Metallica are, of course, longstanding stalwarts of the cause, being one of the biggest blazing battalions to the heavy metal world ever since the turn of the early 1980s. Grohl’s been enraptured by their spirit from the moment they first thrashed on to the airwaves, making his fanatical reverence more than apparent in a famous 2008 ‘open letter’ to the band.
He said: “Yeah, I’m the guy that’s been listening to your band faithfully since 1983. I bought your first album Kill ‘Em All from a mail order catalogue called Under The Rainbow, I think. Actually, I can’t remember. It was 1983, for Christsakes! But that album changed my life, and I’ve been listening to your music ever since (even St Anger!).”
Casting his mind back to his formative days, it’s clear that the band’s debut effort struck so many of the right chords for Grohl that it created a symphony, and ultimately led him on the path towards rock and roll stardom.

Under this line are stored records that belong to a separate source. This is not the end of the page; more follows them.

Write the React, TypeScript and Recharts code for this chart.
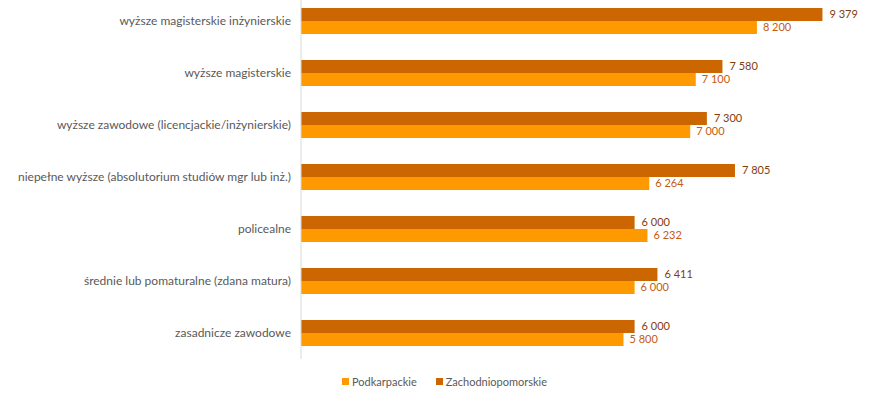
import { Bar, BarChart, LabelList, Legend, XAxis, YAxis } from "recharts";

const categories = [
  "wyższe magisterskie inżynierskie",
  "wyższe magisterskie",
  "wyższe zawodowe (licencjackie/inżynierskie)",
  "niepełne wyższe (absolutorium studiów mgr lub inż.)",
  "policealne",
  "średnie lub pomaturalne (zdana matura)",
  "zasadnicze zawodowe",
];

const zachodniopomorskie = [9379, 7580, 7300, 7805, 6000, 6411, 6000];
const podkarpackie = [8200, 7100, 7000, 6264, 6232, 6000, 5800];

const data = categories.map((name, i) => ({
  name,
  zach: zachodniopomorskie[i],
  podk: podkarpackie[i],
}));

const DARK = "#CC6600";
const LIGHT = "#FF9900";
const FONT = "Lato, 'Open Sans', sans-serif";

const fmt = (v: number) => String(v).replace(/\B(?=(\d{3})+(?!\d))/g, " ");

function CategoryTick(props: any) {
  const { x, y, payload } = props;
  return (
    <text x={x - 1} y={y} dy={4} textAnchor="end" fontSize={12} fill="#595959" fontFamily={FONT}>
      {payload.value}
    </text>
  );
}

function LegendBox() {
  const items = [
    { label: "Podkarpackie", color: LIGHT },
    { label: "Zachodniopomorskie", color: DARK },
  ];
  return (
    <div style={{ display: "flex", alignItems: "center", paddingLeft: 342, height: 20 }}>
      {items.map((it) => (
        <div key={it.label} style={{ display: "flex", alignItems: "center", marginRight: 19 }}>
          <span style={{ width: 7, height: 7, background: it.color, marginRight: 3 }} />
          <span style={{ fontFamily: FONT, fontSize: 11, color: "#595959" }}>{it.label}</span>
        </div>
      ))}
    </div>
  );
}

export default function App() {
  return (
    <div style={{ position: "absolute", left: 0, top: -5 }}>
      <BarChart
        width={871}
        height={403}
        data={data}
        layout="vertical"
        barGap={0}
        barSize={13}
        margin={{ top: 0, right: 14, bottom: 19, left: 0 }}
      >
        <XAxis type="number" domain={[0, 10000]} hide />
        <YAxis
          type="category"
          dataKey="name"
          width={301}
          tickLine={false}
          tickMargin={3}
          axisLine={{ stroke: "#d9d9d9" }}
          tick={<CategoryTick />}
          interval={0}
        />
        <Legend
          content={() => <LegendBox />}
          wrapperStyle={{ top: 376, left: 0, width: 871 }}
        />
        <Bar dataKey="zach" name="Zachodniopomorskie" fill={DARK} isAnimationActive={false}>
          <LabelList
            dataKey="zach"
            position="right"
            offset={7}
            formatter={(v: any) => fmt(Number(v))}
            style={{ fontSize: 11, fill: "#843C0C", fontFamily: FONT }}
          />
        </Bar>
        <Bar dataKey="podk" name="Podkarpackie" fill={LIGHT} isAnimationActive={false}>
          <LabelList
            dataKey="podk"
            position="right"
            offset={6}
            formatter={(v: any) => fmt(Number(v))}
            style={{ fontSize: 11, fill: "#C55A11", fontFamily: FONT }}
          />
        </Bar>
      </BarChart>
    </div>
  );
}
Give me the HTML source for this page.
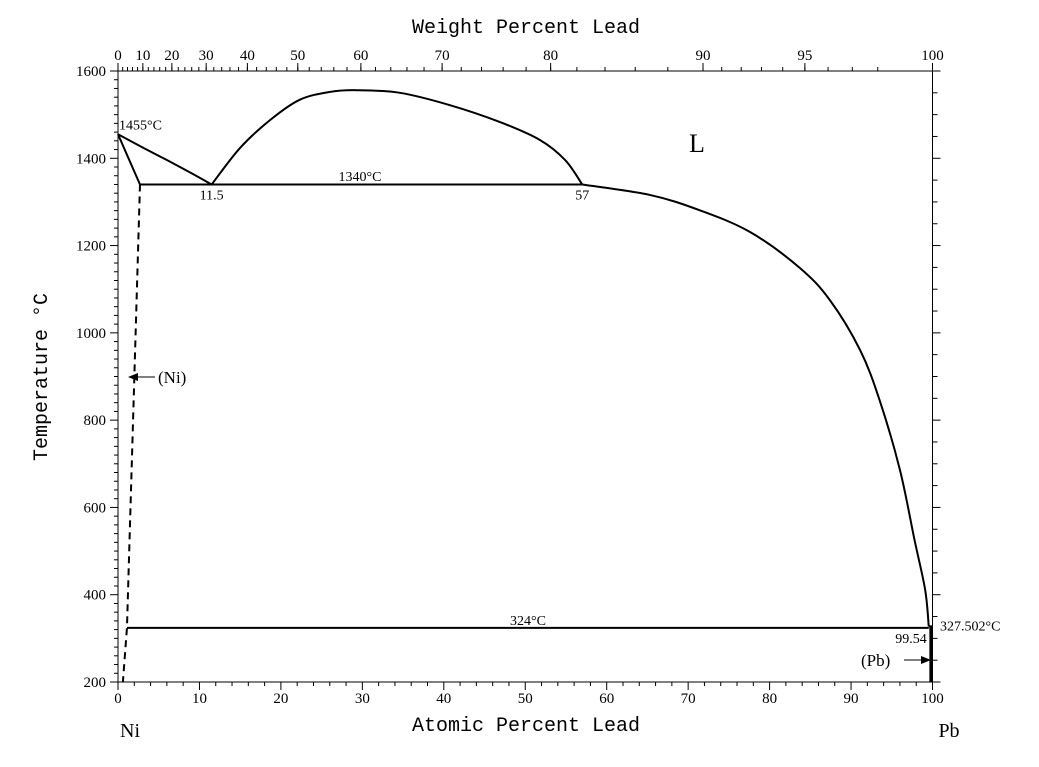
<!DOCTYPE html>
<html><head><meta charset="utf-8"><style>
body{margin:0;background:#fff}
svg{display:block;font-family:"Liberation Serif",serif}
</style></head><body>
<svg id="c" width="1039" height="767" xmlns="http://www.w3.org/2000/svg"></svg>
<script>
const xTicks=[0,10,20,30,40,50,60,70,80,90,100];
const yTicks=[200,400,600,800,1000,1200,1400,1600];
const wtTicks=[0,10,20,30,40,50,60,70,80,90,95,100];
const miscX=[11.5,15,18.7,22.3,26,29.3,34.6,40.7,46.9,51.8,54.9,57];
const miscT=[1340,1424,1488,1534,1552,1556,1550,1522,1483,1442,1396,1340];
const liqX=[57,65.3,71.4,77.6,83.7,87.4,91.1,93.5,96,97.8,99.1,99.54];
const liqT=[1340,1316,1281,1231,1149,1075,961,846,686,525,411,327.5];
const niLiqX=[0,3,6,9,11.5];
const niLiqT=[1455,1425,1396,1366,1340];
const solvX=[2.7,1.1,0.6];
const solvT=[1340,324,200];

const X0=118,X1=932.5,Y0=682,Y1=71;
const sx=v=>X0+(X1-X0)*v/100;
const sy=t=>Y0-(Y0-Y1)*(t-200)/1400;
const wt2at=w=>{if(w>=100)return 100;const a=w/207.2,b=(100-w)/58.69;return 100*a/(a+b);};
const svg=document.getElementById('c');
const NS='http://www.w3.org/2000/svg';
function el(tag,attrs,parent){const e=document.createElementNS(NS,tag);for(const k in attrs)e.setAttribute(k,attrs[k]);(parent||svg).appendChild(e);return e;}
function txt(s,x,y,size,anchor,name){const t=el('text',{x:x,y:y,'font-size':size,'text-anchor':anchor||'start'});t.textContent=s;


return t;}
function line(x1,y1,x2,y2,w,name,dash){const l=el('line',{x1:x1,y1:y1,x2:x2,y2:y2,stroke:'#000','stroke-width':w||1});if(dash)l.setAttribute('stroke-dasharray',dash);


return l;}
function smoothPath(xs,ts){const P=xs.map((x,i)=>[sx(x),sy(ts[i])]);let d='M'+P[0][0]+','+P[0][1];
for(let i=0;i<P.length-1;i++){const p0=P[i-1]||P[i],p1=P[i],p2=P[i+1],p3=P[i+2]||P[i+1];
const c1=[p1[0]+(p2[0]-p0[0])/6,p1[1]+(p2[1]-p0[1])/6],c2=[p2[0]-(p3[0]-p1[0])/6,p2[1]-(p3[1]-p1[1])/6];
d+=' C'+c1+' '+c2+' '+p2;}return d;}
function poly(xs,ts,w,name,dash,smooth){const p=el('path',{d:smooth?smoothPath(xs,ts):'M'+xs.map((x,i)=>sx(x)+','+sy(ts[i])).join(' L'),fill:'none',stroke:'#000','stroke-width':w||2,'stroke-linejoin':'round'});if(dash)p.setAttribute('stroke-dasharray',dash);


return p;}

const frame=el('rect',{x:X0,y:Y1,width:X1-X0,height:Y0-Y1,fill:'none',stroke:'#000','stroke-width':1});


for(let v=0;v<=100;v+=2){const m=v%10===0;line(sx(v),Y0,sx(v),Y0+(m?8:4),1,'x-tick');}
xTicks.forEach(v=>txt(String(v),sx(v),Y0+21,15,'middle','x-tick-label'));
for(let t=200;t<=1600;t+=20){const m=t%200===0;line(X0-(m?8:4),sy(t),X0,sy(t),1,'y-tick');}
yTicks.forEach(t=>txt(String(t),X0-12,sy(t)+5,15,'end','y-tick-label'));
for(let t=200;t<=1600;t+=50){const m=t%200===0;line(X1,sy(t),X1+(m?8:5),sy(t),1,'right-tick');}
for(let w=0;w<=98;w+=(w<80?2:(w<90?2:1))){line(sx(wt2at(w)),Y1,sx(wt2at(w)),Y1-4,1,'top-minor-tick');}
wtTicks.forEach(w=>{line(sx(wt2at(w)),Y1,sx(wt2at(w)),Y1-8,1,'top-tick');txt(String(w),sx(wt2at(w)),Y1-11,15,'middle','top-tick-label');});
txt('Weight Percent Lead',526,33,20,'middle','top-axis-title').setAttribute('font-family','Liberation Mono, monospace');
txt('Atomic Percent Lead',526,731,20,'middle','x-axis-title').setAttribute('font-family','Liberation Mono, monospace');
const yt=txt('Temperature °C',47,377,20,'middle','y-axis-title');yt.setAttribute('transform','rotate(-90 47 377)');yt.setAttribute('font-family','Liberation Mono, monospace');
txt('Ni',130,737,20,'middle','ni-label');
txt('Pb',949,737,20,'middle','pb-label');
poly(niLiqX,niLiqT,2,'ni-liquidus',null,true);
poly([0,2.7],[1455,1340],2,'ni-solidus');
poly(miscX,miscT,2,'miscibility-gap',null,true);
poly(liqX,liqT,2,'pb-side-liquidus',null,true);
poly(solvX,solvT,2,'ni-solvus','7,5');
line(sx(2.7),sy(1340),sx(57),sy(1340),2,'monotectic-line');
line(sx(1.1),sy(324),sx(99.54),sy(324),2,'eutectic-line');
line(sx(99.54),sy(327.5),sx(100),sy(327.5),2,'pb-top');
line(sx(99.8),sy(327.5),sx(99.8),sy(200),3,'pb-solvus');
txt('1455°C',sx(0)+1,sy(1455)-5,14,'start','label-1455');
txt('11.5',sx(11.5),sy(1340)+15,14,'middle','label-11-5');
txt('1340°C',360,181,14,'middle','label-1340');
txt('57',sx(57),sy(1340)+15,14,'middle','label-57');
txt('L',697,152,26,'middle','liquid-label');
txt('324°C',528,625,14,'middle','label-324');
txt('99.54',sx(99.54)-2,sy(324)+15,14,'end','label-99-54');
txt('327.502°C',940,sy(327.5)+4,14,'start','label-327');
txt('(Ni)',158,383,17,'start','ni-phase-label');
line(155,377,130,377,1,'ni-arrow-line');
const a1=el('polygon',{points:'128,377 138,373 138,381',fill:'#000'});


txt('(Pb)',861,666,17,'start','pb-phase-label');
line(904,660,928,660,1,'pb-arrow-line');
const a2=el('polygon',{points:'931,660 921,656 921,664',fill:'#000'});


</script>
</body></html>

He can also lay claim to having been there quite literally from the very beginning, as Kill ‘Em All garnered Metallica a devoted underground following from the get-go, soon snowballing them into a mainstream mammoth.
Of course, Grohl was riding atop the stratosphere with the Foo Fighters in 2008, but he confessed that if those metal masters ever needed a hand, he would be more than happy to lend it. He continued in his letter: “I can’t wait to hear the new shit, and no matter what you guys do, I’ll always be the first one at the shop waiting to hear it. I’m sure you’ll come out and blow everybody’s fuckin’ minds, because you’re fuckin’ Metallica! Good luck. And don’t release it until it’s kickass.”
Whether those were charming or completely unnerving words for the band to hear, there’s no disputing the fact that the last 40 years of rock have been dominated by the forces of Metallica, with Grohl’s two outfits coming in not too far behind them. It must be a bizarre experience for your heroes to become your counterparts, but if there’s anyone who would play this off with a nonchalant ease, we know exactly which man it would be.